The First Tycoon: The Epic Life of Cornelius Vanderbilt
- The First Tycoon: The Epic Life of Cornelius Vanderbilt
- Author: T. J. Stiles
- Language: English
- Subject: Cornelius Vanderbilt; history/U.S. history
- Genre: Non-fiction; biography
- Publisher: Alfred A. Knopf
- Publication date: April 21, 2009
- Publication place: U.S.
- Media type: Print, digital, audio
- Pages: 736 (hardcover)
- ISBN: 978-0375415425
- Dewey Decimal: 973.5092—ddc22 B
- LC Class: CT275.V23S85 2009
- Preceded by: Jesse James: Last Rebel of the Civil War

= The First Tycoon =

Book by T. J. Stiles

The First Tycoon: The Epic Life of Cornelius Vanderbilt is a 2009 biography of Cornelius Vanderbilt, a 19th-century American industrialist and philanthropist who built his fortune in the shipping and railroad industries, becoming one of the wealthiest Americans in the history of the U.S. It was written by American biographer T. J. Stiles. The book was honored with the 2009 National Book Award for Nonfiction and the 2010 Pulitzer Prize for Biography or Autobiography.

== Summary ==
Stiles spent seven years researching and studying the life and worldwide influence of Cornelius Vanderbilt, the patriarch of the Vanderbilt dynasty who made his wealth in the shipping and railroad industries and financially supported the founding of Vanderbilt University. The First Tycoon describes Vanderbilt's life from his 1794 birth to his death in 1877, shedding light on his leadership in expanding railroad transportation into a revolution and establishing the modern corporation.

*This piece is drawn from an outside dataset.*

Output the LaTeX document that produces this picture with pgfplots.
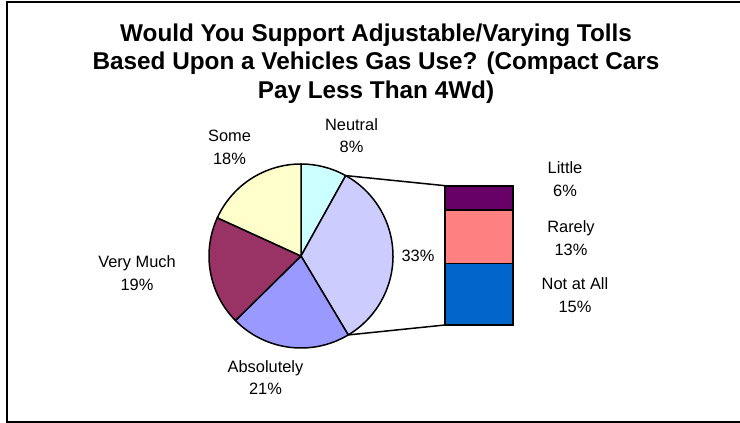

Stiles raised serious doubts about the claims and secret sources about Vanderbilt.

== Reception ==
The First Tycoon went on to win the 2009 National Book Award for Nonfiction and the 2010 Pulitzer Prize for Biography or Autobiography. It was also named a New York Times Notable Book and one of the best books of the year by The New Yorker, the Financial Times, the Christian Science Monitor, the Boston Globe, and the Philadelphia Inquirer. Additional reviews were offered by Foreign Affairs magazine, the Washington Post, the New York Times Book Review, the New York Times, and Newsweek.